EWY Becomes a Proxy for Korea’s AI Memory Boom
Samsung and SK Hynix now make up nearly half the ETF.
The iShares MSCI South Korea ETF (EWY) has surged over the past year, soaring roughly 140%. But beneath that eye-popping return is an extreme concentration story.
More than half of EWY’s gains came from just two stocks, Samsung Electronics and SK Hynix.
Of the fund’s total gain, Samsung contributed 47 percentage points, while SK Hynix added another 37 percentage points. Combined, the two stocks accounted for 84 percentage points of EWY’s return, or about 60% of the ETF’s total gain over the past year.

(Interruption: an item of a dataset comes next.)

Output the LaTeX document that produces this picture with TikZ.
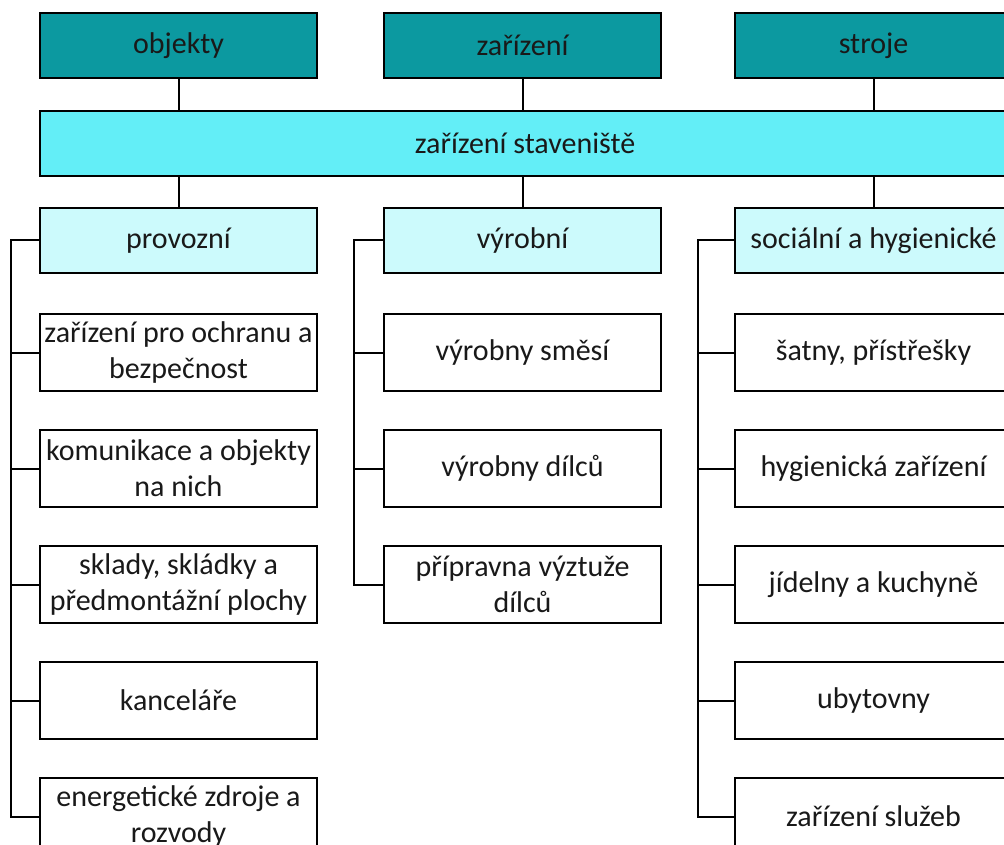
\documentclass[tikz,border=0pt]{standalone}
\usepackage{fontspec}
\setmainfont{Carlito}
\definecolor{topteal}{RGB}{12,153,160}
\definecolor{bandcyan}{RGB}{99,238,247}
\definecolor{lightcyan}{RGB}{204,250,252}
\begin{document}
\begin{tikzpicture}[x=1pt,y=-1pt,
  basebox/.style={draw=black,line width=2pt,minimum width=277pt,inner sep=1pt,align=center,
    font=\fontsize{30}{36}\selectfont,text=black!90},
  topbox/.style={basebox,fill=topteal,minimum height=65pt},
  midbox/.style={basebox,fill=lightcyan,minimum height=65pt},
  leafbox/.style={basebox,fill=white,minimum height=77pt},
  conn/.style={line width=2pt,draw=black}]
\useasboundingbox (0,0) rectangle (1004,845);
\clip (0,0) rectangle (1004,845);
\fill[white] (0,0) rectangle (1004,845);
% top
\node[topbox] (objekty) at (178.5,45.5) {objekty};
\node[topbox] (zarizeni) at (522.5,45.5) {zařízení};
\node[topbox] (stroje) at (873.5,45.5) {stroje};
% band
\node[basebox,fill=bandcyan,minimum height=65pt,minimum width=990pt] (band) at (535,143.5) {};
\node[font=\fontsize{30}{36}\selectfont,text=black!90] (bandtext) at (525,143.5) {zařízení staveniště};
% level 2
\node[midbox] (provozni) at (178.5,240.5) {provozní};
\node[midbox] (vyrobni) at (522.5,240.5) {výrobní};
\node[midbox] (socialni) at (873.5,240.5) {sociální a hygienické};
% provozni children
\node[leafbox] (p1) at (178.5,352.5) {zařízení pro ochranu a\\bezpečnost};
\node[leafbox] (p2) at (178.5,468.5) {komunikace a objekty\\na nich};
\node[leafbox] (p3) at (178.5,584.5) {sklady, skládky a\\předmontážní plochy};
\node[leafbox] (p4) at (178.5,700.5) {kanceláře};
\node[leafbox] (p5) at (178.5,816.5) {energetické zdroje a\\rozvody};
% vyrobni children
\node[leafbox] (v1) at (522.5,352.5) {výrobny směsí};
\node[leafbox] (v2) at (522.5,468.5) {výrobny dílců};
\node[leafbox] (v3) at (522.5,584.5) {přípravna výztuže\\dílců};
% socialni children
\node[leafbox] (s1) at (873.5,352.5) {šatny, přístřešky};
\node[leafbox] (s2) at (873.5,468.5) {hygienická zařízení};
\node[leafbox] (s3) at (873.5,584.5) {jídelny a kuchyně};
\node[leafbox] (s4) at (873.5,700.5) {ubytovny};
\node[leafbox] (s5) at (873.5,816.5) {zařízení služeb};
% connectors top
\draw[conn] (objekty.south) -- (objekty.south |- band.north);
\draw[conn] (zarizeni.south) -- (zarizeni.south |- band.north);
\draw[conn] (stroje.south) -- (stroje.south |- band.north);
\draw[conn] (provozni.north) -- (provozni.north |- band.south);
\draw[conn] (vyrobni.north) -- (vyrobni.north |- band.south);
\draw[conn] (socialni.north) -- (socialni.north |- band.south);
% brackets
\coordinate (pt) at (11,0);
\coordinate (vt) at (354,0);
\coordinate (st) at (698,0);
\draw[conn] (provozni.west) -- (pt |- provozni.west) -- (pt |- p5.west) -- (p5.west);
\foreach \n in {p1,p2,p3,p4} \draw[conn] (pt |- \n.west) -- (\n.west);
\draw[conn] (vyrobni.west) -- (vt |- vyrobni.west) -- (vt |- v3.west) -- (v3.west);
\foreach \n in {v1,v2} \draw[conn] (vt |- \n.west) -- (\n.west);
\draw[conn] (socialni.west) -- (st |- socialni.west) -- (st |- s5.west) -- (s5.west);
\foreach \n in {s1,s2,s3,s4} \draw[conn] (st |- \n.west) -- (\n.west);
\end{tikzpicture}
\end{document}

Both companies have rallied sharply on booming demand tied to artificial intelligence, driven in large part by their dominant positions in high-bandwidth memory (HBM) chips, a critical component for AI data centers and advanced computing systems.
Following the gains, Samsung now represents roughly 27% of EWY, while SK Hynix accounts for about 20%, meaning the two firms together make up nearly half of the fund’s portfolio.
As a result, EWY has increasingly become a de facto proxy for Korea’s memory-chip giants for U.S. investors.
Embracing the Concentration
For now, investors seem to be embracing the concentration.
Samsung does not have a sponsored U.S. ADR, though thinly traded unsponsored OTC shares do exist. SK Hynix currently has no U.S. ADR at all, though the company is reportedly considering launching one as a way to help close the valuation gap with its American peer, Micron Technology.
With few direct avenues to own these stocks, investors appear to be gravitating toward EWY instead. The ETF has pulled in $3.8 billion of net inflows over the past year and now holds $12.3 billion in assets, underscoring how demand for Korea’s AI-linked semiconductor leaders is increasingly being expressed through a single, highly concentrated fund.